Problem to solve:
Beneath this line are entries. Copy the range from the line with "Output the Python" to the line with "from bokeh.resources import INLINE", ends included, exactly; leave pictures out.

Source data:
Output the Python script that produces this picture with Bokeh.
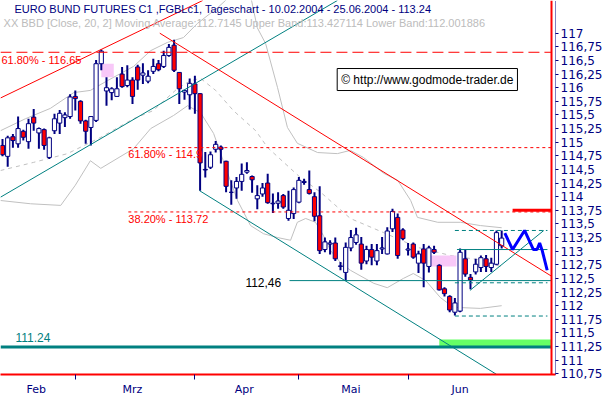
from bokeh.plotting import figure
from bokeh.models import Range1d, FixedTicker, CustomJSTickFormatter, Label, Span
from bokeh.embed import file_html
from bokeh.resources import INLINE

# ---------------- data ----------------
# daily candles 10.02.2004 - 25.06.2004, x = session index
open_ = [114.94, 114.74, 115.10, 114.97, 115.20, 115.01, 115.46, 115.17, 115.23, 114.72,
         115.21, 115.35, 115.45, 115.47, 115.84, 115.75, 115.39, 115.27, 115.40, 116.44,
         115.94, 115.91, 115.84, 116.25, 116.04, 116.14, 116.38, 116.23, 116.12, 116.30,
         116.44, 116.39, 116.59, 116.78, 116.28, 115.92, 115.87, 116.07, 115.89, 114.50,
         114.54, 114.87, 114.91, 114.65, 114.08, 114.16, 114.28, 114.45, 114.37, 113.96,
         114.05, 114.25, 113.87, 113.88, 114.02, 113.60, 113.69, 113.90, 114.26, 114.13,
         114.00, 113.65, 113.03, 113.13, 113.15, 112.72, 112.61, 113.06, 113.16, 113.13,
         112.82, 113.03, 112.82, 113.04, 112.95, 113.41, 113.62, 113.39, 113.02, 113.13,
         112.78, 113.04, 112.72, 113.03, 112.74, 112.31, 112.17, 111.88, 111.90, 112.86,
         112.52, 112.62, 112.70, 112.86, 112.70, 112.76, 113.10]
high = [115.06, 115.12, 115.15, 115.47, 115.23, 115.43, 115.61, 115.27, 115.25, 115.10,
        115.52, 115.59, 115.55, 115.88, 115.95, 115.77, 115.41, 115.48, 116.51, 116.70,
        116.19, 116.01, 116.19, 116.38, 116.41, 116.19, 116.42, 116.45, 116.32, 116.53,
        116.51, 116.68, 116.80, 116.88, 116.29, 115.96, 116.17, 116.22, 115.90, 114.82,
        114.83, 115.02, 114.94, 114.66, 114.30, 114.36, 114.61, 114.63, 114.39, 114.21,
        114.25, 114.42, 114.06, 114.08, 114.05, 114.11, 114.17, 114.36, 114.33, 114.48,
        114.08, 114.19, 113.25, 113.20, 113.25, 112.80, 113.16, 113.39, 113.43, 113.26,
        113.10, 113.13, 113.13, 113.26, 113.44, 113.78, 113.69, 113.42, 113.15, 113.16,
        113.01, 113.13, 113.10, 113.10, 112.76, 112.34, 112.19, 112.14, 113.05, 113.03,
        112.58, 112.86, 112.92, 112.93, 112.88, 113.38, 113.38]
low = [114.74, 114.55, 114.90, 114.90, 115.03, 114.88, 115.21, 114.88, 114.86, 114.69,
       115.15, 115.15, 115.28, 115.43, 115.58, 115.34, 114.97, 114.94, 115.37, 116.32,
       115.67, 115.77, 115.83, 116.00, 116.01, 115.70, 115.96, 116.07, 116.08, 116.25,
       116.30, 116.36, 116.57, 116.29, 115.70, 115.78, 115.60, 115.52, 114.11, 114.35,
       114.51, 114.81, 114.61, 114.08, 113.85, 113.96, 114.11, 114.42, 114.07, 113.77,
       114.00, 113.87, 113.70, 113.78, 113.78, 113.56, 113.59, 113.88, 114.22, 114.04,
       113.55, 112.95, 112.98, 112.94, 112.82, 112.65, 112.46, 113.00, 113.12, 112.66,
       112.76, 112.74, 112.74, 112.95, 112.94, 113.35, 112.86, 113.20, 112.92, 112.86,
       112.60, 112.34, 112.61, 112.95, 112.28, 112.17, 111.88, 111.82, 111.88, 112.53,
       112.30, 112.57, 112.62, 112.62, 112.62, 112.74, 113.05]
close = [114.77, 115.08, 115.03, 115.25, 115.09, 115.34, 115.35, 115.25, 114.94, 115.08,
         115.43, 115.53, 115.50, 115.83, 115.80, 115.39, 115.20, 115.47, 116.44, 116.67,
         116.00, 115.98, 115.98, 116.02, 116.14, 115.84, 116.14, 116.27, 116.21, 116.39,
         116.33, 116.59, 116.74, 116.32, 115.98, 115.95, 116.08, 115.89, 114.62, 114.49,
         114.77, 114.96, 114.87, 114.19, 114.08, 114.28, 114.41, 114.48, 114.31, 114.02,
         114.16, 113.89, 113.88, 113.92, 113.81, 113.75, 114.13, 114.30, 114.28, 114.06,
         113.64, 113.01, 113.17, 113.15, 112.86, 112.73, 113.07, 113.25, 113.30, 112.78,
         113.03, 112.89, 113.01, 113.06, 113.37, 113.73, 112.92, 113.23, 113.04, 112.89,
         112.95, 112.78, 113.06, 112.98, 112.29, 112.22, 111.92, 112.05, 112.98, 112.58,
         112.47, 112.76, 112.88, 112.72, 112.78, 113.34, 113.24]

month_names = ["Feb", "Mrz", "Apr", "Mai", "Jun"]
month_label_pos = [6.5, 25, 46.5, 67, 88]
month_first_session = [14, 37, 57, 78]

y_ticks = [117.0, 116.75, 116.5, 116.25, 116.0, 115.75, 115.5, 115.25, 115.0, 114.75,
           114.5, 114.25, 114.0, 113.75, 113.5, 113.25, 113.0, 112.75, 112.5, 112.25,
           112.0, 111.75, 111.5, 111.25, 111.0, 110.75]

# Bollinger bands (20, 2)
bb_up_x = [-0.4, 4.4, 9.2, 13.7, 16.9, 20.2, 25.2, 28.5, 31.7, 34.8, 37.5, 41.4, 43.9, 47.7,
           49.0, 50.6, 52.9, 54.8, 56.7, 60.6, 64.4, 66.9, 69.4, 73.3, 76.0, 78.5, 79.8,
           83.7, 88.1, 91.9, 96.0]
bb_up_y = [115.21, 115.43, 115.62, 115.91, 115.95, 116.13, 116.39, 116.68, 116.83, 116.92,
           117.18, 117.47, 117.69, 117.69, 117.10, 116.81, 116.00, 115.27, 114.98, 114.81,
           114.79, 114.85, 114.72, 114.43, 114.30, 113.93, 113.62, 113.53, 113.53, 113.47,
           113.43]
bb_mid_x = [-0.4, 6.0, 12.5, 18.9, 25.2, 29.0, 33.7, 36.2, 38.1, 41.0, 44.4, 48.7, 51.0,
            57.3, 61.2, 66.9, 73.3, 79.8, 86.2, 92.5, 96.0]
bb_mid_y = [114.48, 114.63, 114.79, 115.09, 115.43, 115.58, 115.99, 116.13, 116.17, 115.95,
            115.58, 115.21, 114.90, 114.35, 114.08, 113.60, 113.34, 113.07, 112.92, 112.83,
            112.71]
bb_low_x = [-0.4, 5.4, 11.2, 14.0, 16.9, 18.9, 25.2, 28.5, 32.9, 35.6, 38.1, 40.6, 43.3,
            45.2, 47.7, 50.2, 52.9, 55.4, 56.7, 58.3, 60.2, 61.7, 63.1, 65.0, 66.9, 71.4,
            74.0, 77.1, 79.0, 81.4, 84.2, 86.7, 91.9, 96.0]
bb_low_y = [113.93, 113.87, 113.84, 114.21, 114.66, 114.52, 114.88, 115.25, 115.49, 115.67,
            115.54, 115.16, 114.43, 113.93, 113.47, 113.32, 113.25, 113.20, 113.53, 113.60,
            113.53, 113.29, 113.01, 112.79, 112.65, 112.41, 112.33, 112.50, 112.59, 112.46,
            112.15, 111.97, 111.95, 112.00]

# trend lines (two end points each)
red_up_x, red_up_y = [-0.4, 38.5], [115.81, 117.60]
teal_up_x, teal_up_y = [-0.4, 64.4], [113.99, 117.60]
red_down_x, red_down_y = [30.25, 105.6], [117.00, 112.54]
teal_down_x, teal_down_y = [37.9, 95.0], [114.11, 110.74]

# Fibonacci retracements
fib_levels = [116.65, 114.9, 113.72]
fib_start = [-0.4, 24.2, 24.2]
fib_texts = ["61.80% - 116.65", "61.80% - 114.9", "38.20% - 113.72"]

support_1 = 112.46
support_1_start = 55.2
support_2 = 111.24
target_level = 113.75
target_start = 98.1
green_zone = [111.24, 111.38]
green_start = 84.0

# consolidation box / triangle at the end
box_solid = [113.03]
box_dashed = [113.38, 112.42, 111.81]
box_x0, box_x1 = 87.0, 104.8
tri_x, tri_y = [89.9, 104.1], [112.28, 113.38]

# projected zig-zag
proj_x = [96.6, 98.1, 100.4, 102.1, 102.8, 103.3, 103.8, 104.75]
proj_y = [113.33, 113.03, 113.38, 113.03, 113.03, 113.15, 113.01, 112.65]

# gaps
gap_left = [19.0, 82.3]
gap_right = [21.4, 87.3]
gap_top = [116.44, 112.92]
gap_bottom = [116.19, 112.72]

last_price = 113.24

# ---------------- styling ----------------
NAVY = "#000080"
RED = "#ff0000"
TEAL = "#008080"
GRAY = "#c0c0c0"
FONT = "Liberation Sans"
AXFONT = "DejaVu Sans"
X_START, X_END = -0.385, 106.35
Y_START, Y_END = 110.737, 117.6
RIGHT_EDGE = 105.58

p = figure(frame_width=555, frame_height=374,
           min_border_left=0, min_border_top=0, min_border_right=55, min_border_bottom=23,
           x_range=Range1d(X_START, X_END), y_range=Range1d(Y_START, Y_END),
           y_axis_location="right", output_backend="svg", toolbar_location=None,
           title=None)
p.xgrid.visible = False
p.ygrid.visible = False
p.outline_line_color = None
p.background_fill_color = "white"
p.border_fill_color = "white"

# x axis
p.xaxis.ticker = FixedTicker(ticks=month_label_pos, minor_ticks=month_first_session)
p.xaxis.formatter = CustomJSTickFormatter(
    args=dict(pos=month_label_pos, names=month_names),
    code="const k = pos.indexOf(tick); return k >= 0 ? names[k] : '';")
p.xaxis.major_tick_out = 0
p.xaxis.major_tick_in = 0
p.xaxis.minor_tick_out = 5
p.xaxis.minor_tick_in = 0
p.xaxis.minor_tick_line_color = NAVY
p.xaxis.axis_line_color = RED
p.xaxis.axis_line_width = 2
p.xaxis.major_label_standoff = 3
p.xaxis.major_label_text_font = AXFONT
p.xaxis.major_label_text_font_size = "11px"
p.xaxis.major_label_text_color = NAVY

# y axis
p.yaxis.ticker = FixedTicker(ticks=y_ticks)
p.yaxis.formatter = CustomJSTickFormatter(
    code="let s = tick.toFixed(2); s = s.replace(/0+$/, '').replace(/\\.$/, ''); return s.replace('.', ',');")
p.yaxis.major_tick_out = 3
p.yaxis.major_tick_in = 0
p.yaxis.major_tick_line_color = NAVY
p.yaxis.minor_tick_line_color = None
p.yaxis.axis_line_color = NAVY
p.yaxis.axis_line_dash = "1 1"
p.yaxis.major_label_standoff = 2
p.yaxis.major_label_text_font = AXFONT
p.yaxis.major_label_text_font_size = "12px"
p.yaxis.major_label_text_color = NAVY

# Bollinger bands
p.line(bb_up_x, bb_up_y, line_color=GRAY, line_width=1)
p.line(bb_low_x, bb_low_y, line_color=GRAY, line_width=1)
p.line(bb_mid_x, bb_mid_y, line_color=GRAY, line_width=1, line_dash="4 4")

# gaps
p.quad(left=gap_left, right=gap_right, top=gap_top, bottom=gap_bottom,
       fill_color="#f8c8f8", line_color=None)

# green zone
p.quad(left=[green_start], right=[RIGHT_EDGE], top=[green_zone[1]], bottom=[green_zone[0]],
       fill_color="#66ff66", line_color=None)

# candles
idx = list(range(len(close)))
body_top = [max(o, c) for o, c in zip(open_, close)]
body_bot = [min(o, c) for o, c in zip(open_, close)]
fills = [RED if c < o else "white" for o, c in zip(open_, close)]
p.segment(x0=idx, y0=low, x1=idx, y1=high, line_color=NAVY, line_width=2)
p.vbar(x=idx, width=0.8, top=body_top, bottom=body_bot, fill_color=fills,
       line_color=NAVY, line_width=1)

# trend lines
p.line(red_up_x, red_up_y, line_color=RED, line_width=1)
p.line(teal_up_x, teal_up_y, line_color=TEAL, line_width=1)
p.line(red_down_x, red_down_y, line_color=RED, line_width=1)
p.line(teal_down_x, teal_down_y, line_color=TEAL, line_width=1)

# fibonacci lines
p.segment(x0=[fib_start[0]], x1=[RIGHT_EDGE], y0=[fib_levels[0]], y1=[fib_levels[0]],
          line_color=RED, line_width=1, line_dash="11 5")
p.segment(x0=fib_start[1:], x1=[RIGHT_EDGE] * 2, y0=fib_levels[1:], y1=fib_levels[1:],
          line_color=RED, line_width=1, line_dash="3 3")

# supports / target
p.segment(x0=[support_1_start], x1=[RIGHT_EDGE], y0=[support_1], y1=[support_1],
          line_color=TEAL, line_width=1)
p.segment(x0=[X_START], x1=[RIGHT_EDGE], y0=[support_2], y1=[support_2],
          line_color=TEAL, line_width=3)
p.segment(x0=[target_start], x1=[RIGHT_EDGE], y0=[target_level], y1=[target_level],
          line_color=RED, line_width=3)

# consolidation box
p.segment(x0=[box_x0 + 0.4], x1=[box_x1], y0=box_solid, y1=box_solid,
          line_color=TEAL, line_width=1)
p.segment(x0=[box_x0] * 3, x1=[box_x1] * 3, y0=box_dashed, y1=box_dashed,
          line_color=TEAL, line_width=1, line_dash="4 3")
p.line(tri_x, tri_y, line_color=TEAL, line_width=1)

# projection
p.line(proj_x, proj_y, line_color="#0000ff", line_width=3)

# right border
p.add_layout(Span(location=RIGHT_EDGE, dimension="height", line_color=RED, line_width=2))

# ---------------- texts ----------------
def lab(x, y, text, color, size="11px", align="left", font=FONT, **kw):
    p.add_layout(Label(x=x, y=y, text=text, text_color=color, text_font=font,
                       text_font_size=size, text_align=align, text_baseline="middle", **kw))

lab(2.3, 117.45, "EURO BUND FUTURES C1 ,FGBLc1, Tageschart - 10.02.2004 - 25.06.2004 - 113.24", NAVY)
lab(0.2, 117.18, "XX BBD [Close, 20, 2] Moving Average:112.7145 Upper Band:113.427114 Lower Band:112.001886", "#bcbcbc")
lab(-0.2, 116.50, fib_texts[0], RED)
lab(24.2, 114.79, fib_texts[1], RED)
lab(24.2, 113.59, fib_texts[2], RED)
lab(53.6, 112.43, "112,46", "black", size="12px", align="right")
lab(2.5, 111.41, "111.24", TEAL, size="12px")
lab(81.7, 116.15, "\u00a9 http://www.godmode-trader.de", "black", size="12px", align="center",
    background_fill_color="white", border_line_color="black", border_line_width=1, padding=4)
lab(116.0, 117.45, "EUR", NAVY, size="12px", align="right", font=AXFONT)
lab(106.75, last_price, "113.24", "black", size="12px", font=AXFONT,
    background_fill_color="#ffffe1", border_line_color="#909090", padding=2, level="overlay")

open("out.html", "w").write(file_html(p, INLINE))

--

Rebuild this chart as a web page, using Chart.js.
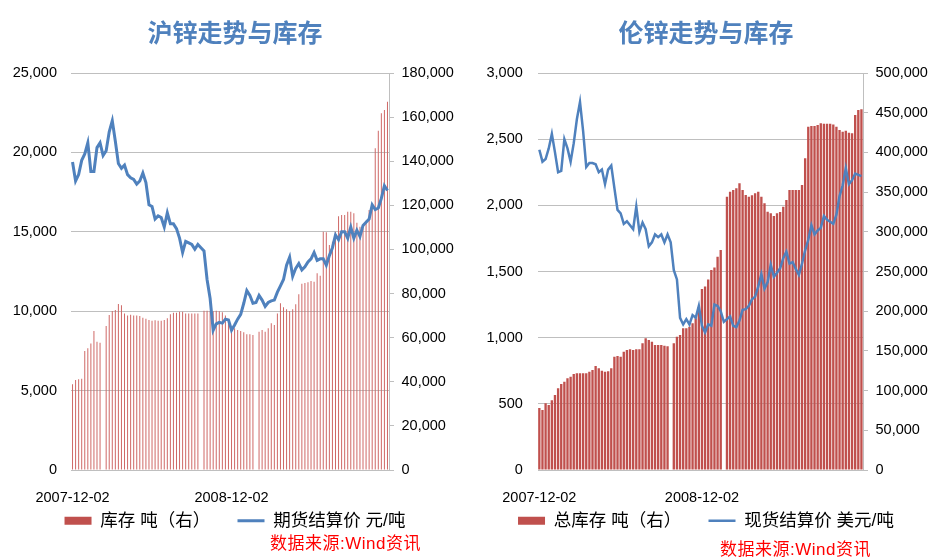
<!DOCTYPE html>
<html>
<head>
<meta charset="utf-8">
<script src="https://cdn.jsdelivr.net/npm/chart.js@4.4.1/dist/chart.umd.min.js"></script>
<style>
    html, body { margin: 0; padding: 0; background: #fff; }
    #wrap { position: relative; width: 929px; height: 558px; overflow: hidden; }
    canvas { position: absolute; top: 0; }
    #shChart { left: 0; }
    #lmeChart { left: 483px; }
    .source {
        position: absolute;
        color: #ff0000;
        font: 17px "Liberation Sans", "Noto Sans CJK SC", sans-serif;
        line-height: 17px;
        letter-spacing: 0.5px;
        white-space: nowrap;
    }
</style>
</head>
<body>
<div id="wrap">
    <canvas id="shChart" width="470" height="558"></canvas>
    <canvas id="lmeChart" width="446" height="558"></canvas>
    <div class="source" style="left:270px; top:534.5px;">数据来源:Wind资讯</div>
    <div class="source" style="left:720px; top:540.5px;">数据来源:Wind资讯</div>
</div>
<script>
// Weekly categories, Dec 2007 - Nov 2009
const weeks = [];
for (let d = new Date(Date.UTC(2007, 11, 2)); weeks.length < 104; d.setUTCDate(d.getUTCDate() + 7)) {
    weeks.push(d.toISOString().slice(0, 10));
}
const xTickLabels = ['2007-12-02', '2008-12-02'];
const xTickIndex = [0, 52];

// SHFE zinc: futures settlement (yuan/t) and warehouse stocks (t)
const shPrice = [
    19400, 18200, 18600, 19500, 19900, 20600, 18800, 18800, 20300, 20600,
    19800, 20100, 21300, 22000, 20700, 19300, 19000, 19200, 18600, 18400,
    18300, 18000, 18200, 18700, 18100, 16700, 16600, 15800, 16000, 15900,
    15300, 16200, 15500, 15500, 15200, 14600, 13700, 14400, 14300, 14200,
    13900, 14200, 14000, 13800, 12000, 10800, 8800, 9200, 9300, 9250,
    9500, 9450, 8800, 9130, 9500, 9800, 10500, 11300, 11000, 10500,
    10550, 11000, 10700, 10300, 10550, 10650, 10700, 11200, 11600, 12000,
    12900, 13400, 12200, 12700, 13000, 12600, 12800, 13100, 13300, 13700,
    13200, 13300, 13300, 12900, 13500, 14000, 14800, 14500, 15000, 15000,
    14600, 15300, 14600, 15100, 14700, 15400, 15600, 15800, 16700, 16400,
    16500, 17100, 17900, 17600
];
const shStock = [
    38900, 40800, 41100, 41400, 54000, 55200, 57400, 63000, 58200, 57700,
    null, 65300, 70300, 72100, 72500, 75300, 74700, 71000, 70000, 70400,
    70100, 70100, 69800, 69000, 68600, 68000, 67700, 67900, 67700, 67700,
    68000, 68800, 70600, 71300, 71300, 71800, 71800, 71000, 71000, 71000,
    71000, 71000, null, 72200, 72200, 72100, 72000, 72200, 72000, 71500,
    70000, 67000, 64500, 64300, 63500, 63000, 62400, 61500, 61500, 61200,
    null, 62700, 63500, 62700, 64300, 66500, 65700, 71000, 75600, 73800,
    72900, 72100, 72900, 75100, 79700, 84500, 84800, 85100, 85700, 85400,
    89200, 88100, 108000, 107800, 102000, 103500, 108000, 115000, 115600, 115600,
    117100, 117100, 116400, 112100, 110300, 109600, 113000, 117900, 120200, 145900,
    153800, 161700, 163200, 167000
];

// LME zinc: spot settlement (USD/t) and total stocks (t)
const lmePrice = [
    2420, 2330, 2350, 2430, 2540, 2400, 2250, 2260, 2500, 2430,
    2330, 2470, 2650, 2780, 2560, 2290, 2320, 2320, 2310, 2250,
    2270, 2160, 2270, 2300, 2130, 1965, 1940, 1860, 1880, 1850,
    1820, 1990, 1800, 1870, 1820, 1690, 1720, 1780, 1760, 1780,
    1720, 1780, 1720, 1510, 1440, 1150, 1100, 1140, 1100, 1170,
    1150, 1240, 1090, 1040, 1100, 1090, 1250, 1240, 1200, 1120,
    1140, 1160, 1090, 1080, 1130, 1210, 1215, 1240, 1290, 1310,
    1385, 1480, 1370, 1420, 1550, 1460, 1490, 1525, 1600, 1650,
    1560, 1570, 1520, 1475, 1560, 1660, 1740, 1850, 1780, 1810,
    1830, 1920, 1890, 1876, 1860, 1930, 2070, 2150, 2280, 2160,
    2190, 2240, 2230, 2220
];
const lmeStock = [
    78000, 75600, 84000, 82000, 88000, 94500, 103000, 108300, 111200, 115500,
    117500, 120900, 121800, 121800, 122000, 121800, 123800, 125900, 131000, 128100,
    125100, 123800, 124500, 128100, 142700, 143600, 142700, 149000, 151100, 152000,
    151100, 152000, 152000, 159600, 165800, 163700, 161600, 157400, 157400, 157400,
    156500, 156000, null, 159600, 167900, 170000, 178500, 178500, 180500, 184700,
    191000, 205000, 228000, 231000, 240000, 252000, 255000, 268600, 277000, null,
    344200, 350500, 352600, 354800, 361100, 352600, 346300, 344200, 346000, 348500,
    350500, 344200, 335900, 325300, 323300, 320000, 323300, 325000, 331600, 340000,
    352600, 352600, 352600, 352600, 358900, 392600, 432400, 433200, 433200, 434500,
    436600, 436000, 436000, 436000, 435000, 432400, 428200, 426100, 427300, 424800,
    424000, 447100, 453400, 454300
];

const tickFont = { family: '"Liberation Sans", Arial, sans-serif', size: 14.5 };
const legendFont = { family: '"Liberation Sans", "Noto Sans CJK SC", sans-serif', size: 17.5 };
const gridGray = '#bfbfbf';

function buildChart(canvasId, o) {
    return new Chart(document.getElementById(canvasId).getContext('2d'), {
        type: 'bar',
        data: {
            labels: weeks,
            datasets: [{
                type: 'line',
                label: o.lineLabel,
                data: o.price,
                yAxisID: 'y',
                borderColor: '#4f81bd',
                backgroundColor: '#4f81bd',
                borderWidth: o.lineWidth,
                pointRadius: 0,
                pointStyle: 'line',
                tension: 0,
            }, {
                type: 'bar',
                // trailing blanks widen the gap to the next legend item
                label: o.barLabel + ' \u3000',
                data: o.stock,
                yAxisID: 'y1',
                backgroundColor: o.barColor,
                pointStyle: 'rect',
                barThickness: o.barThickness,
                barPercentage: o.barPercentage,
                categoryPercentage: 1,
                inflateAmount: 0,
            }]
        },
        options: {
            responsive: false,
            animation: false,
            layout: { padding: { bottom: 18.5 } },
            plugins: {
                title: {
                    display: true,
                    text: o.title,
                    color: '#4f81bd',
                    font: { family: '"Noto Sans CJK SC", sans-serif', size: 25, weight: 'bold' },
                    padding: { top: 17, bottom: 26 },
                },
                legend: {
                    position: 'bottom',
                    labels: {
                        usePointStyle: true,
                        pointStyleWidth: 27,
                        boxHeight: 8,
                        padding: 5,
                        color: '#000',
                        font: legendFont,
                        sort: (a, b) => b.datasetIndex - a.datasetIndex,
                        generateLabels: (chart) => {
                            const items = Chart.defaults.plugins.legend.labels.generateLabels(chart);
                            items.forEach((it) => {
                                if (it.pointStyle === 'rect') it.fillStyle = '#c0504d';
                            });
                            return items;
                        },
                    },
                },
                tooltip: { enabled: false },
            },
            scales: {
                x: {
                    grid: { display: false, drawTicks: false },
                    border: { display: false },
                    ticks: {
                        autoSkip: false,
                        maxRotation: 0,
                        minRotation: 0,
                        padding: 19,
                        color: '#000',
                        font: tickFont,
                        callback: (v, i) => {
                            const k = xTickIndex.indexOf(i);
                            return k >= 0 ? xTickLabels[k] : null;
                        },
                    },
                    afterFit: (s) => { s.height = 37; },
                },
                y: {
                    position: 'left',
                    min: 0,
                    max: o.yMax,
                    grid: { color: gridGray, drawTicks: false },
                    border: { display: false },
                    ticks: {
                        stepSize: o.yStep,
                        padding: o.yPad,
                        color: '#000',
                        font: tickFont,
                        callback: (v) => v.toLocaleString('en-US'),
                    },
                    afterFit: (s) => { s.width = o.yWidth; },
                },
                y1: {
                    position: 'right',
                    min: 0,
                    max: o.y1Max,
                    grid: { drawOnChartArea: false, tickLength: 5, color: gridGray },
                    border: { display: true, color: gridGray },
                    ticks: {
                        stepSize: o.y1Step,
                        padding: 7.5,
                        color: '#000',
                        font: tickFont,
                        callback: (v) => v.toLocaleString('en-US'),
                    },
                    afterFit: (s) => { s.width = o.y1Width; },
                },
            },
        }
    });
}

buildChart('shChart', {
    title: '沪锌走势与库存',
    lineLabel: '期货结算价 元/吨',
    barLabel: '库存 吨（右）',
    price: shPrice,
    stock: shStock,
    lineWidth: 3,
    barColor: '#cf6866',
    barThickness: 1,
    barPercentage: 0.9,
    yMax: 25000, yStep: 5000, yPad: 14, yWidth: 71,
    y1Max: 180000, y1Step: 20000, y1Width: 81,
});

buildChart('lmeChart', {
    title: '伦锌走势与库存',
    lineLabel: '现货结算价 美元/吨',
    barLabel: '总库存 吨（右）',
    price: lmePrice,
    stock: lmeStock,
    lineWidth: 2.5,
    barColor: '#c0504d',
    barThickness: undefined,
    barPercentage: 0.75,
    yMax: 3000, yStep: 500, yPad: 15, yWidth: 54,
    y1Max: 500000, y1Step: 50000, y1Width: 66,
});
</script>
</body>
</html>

Problem solution:
Output the Python script that produces this picture with Bokeh.
from bokeh.plotting import figure
from bokeh.models import Range1d, FixedTicker, CustomJSTickFormatter, Label, Span
from bokeh.embed import file_html
from bokeh.resources import INLINE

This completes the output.